[Rows from a dataset of charts and code]
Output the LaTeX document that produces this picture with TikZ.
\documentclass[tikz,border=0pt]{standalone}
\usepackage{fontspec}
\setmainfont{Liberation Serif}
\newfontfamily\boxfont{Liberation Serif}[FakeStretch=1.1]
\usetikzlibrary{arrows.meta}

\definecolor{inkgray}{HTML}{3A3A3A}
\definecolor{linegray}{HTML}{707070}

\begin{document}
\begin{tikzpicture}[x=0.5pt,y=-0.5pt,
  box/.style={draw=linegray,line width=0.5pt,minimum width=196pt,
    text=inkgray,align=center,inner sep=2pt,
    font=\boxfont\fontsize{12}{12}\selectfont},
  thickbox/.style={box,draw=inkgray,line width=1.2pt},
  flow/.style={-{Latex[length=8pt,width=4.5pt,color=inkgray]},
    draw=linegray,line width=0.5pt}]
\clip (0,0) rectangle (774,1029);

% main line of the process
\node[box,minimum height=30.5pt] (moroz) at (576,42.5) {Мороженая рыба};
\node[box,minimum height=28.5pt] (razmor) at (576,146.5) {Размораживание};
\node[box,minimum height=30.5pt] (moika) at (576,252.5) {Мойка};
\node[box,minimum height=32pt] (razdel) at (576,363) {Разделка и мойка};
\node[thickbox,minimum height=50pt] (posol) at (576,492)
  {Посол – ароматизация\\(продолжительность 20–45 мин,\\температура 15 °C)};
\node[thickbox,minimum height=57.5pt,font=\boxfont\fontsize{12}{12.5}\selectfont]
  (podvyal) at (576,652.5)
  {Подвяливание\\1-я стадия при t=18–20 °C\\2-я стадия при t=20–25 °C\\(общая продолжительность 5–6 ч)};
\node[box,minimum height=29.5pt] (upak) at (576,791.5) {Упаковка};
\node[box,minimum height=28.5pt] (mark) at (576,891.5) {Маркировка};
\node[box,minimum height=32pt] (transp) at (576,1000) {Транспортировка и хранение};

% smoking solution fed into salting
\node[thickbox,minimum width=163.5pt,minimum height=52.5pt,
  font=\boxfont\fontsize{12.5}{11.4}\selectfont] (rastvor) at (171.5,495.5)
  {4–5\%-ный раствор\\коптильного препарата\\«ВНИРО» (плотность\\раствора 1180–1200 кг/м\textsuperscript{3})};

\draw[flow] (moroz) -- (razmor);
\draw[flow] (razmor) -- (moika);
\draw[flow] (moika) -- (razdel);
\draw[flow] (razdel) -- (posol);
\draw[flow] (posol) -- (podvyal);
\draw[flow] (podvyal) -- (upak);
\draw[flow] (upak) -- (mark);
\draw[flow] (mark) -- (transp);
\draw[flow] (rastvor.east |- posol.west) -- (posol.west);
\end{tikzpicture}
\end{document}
--
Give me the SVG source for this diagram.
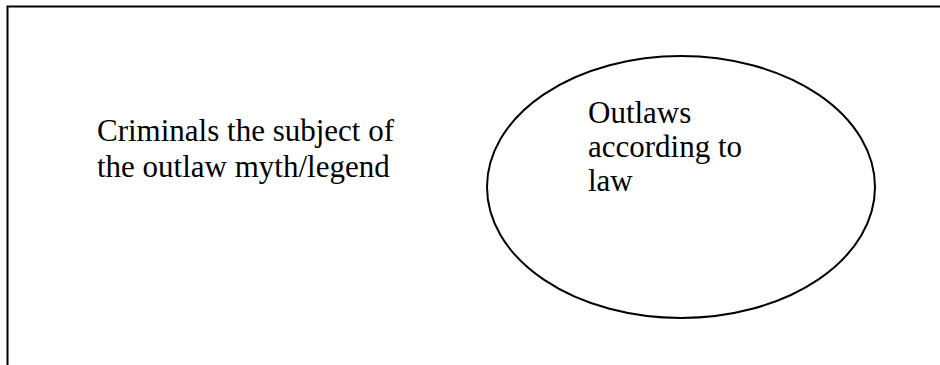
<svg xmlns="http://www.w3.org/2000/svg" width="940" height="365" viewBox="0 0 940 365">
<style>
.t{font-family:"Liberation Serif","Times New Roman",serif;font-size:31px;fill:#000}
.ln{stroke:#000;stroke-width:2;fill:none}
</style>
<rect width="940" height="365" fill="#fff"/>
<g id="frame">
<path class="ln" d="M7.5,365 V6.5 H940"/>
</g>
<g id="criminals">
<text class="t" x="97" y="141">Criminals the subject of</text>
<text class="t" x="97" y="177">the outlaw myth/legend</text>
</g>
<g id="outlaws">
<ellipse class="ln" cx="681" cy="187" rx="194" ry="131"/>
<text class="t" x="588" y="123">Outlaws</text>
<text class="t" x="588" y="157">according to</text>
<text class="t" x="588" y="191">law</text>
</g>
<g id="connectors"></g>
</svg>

§ Aim
Write out again only the lines from the line containing "Output the LaTeX" through the line containing "(0,0) rectangle (774,1029);", both included, exactly as they are.

§ Task response
Output the LaTeX document that produces this picture with TikZ.
\documentclass[tikz,border=0pt]{standalone}
\usepackage{fontspec}
\setmainfont{Liberation Serif}
\newfontfamily\boxfont{Liberation Serif}[FakeStretch=1.1]
\usetikzlibrary{arrows.meta}

\definecolor{inkgray}{HTML}{3A3A3A}
\definecolor{linegray}{HTML}{707070}

\begin{document}
\begin{tikzpicture}[x=0.5pt,y=-0.5pt,
  box/.style={draw=linegray,line width=0.5pt,minimum width=196pt,
    text=inkgray,align=center,inner sep=2pt,
    font=\boxfont\fontsize{12}{12}\selectfont},
  thickbox/.style={box,draw=inkgray,line width=1.2pt},
  flow/.style={-{Latex[length=8pt,width=4.5pt,color=inkgray]},
    draw=linegray,line width=0.5pt}]
\clip (0,0) rectangle (774,1029);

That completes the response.